La seconda, invece, è una missiva congiunta con cui i sindaci dei Comuni sede le abbazie presentano il progetto e chiedono l’aiuto delle proprie Regioni. Parlano di “straordinaria opportunità di valorizzazione dei nostri territori”, auspicano “la partecipazione e collaborazione di tutti gli stakeholders governativi”, e propongono in concreto un incontro online con i sei Governatori, a cui possa partecipare anche il coordinatore nazionale del progetto, Ruggero Longo.

“Ora – commenta Maria Grazia Nasazzi, presidente della Fondazione comunitaria del Lecchese – attendiamo che le Regioni facciano rete per sostenere il percorso. Dal canto nostro, abbiamo già ricevuto la disponibilità dell’assessore alla cultura di Regione Lombardia, Stefano Galli, a incontrare i suoi omologhi delle altre Regioni interessate”. Nel frattempo, aggiunge, “stiamo preparando il piano nazionale di gestione dei monumenti, ultimo atto del nostro percorso. Poi, si tratterà di tenere alta l’aspettativa, e per questo stiamo pensando a diversi eventi”.

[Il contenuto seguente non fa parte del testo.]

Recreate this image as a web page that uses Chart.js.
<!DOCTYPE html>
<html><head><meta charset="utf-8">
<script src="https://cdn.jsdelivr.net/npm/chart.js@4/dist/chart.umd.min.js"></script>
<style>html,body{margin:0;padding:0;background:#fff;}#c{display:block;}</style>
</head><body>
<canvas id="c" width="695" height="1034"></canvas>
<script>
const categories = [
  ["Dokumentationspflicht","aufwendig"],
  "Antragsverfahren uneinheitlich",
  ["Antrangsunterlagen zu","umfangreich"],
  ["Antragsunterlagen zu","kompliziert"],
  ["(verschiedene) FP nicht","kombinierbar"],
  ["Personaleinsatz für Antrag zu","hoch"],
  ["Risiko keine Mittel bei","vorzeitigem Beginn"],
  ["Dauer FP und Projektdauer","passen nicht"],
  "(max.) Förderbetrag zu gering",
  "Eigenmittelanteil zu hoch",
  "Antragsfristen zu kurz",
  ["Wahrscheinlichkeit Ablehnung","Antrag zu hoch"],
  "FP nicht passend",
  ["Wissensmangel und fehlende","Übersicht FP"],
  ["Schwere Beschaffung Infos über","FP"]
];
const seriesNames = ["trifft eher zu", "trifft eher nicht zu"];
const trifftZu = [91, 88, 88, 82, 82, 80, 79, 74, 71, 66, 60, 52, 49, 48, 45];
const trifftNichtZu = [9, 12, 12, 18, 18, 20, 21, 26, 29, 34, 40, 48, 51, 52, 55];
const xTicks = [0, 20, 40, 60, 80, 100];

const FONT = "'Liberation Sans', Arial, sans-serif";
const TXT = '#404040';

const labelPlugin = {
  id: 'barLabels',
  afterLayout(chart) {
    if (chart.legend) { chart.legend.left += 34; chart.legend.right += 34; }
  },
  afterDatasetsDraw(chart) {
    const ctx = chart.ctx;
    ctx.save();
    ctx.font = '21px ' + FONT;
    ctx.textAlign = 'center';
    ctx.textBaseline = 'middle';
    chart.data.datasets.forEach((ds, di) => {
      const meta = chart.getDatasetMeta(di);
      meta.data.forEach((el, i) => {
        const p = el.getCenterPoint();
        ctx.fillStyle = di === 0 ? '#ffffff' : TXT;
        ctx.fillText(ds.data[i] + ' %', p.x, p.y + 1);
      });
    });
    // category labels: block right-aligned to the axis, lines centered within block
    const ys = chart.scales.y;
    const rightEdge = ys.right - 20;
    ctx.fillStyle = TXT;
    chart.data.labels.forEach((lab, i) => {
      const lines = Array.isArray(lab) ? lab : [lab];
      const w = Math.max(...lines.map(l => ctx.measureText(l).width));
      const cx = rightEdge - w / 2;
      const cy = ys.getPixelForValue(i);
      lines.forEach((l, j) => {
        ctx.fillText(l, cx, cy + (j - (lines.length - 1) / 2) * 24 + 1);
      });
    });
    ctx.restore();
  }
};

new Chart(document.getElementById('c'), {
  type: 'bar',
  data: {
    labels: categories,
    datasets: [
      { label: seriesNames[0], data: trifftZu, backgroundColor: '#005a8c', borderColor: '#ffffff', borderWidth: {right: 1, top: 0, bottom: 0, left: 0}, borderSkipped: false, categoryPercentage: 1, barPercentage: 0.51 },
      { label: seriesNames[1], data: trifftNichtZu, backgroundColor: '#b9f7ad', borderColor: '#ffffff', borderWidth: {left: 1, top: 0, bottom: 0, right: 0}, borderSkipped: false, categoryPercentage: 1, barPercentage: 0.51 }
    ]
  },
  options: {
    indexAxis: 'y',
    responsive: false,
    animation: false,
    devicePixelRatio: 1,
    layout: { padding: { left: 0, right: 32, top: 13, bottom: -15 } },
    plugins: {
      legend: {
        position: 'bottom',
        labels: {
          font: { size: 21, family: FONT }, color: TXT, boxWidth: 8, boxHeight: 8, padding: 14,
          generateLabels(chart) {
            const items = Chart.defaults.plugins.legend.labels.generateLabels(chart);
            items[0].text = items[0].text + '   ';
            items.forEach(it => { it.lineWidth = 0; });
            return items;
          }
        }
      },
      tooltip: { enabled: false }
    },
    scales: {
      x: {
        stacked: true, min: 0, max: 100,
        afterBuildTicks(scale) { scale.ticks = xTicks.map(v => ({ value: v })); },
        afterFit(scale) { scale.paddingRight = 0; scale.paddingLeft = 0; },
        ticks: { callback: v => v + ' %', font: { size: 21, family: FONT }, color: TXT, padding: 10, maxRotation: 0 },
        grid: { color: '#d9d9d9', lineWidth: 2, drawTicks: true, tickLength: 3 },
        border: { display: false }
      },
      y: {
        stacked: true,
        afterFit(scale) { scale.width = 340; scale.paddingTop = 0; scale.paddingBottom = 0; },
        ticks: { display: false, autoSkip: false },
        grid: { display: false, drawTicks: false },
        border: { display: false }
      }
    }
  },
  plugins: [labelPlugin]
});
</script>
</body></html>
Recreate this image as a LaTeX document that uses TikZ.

Ma la sinergia delle istituzioni non è l’unico movimento virtuoso scaturito dal progetto Unesco. Parallelo al tentativo di veder riconosciuti questi monasteri come patrimonio dell’umanità è sorta anche l’associazione “Alle origini del cammino di San Benedetto”: sta lavorando presso il Consiglio d’Europa, nell’intento di veder ufficialmente elevata la Via Benedicti – il cammino percorso tra Montecassino e Norcia dal padre del monachesimo occidentale – a “Itinerario culturale europeo”. Parla di “cultura che conforma il paesaggio” Emilio Amigoni, segretario della Fondazione di comunità del Lecchese ai tempi dell’esordio del progetto. D’altronde, ed è questa la sintesi di tutto, “i monumenti non sono candidati per sè, ma per il contesto e i valori che essi veicolano”.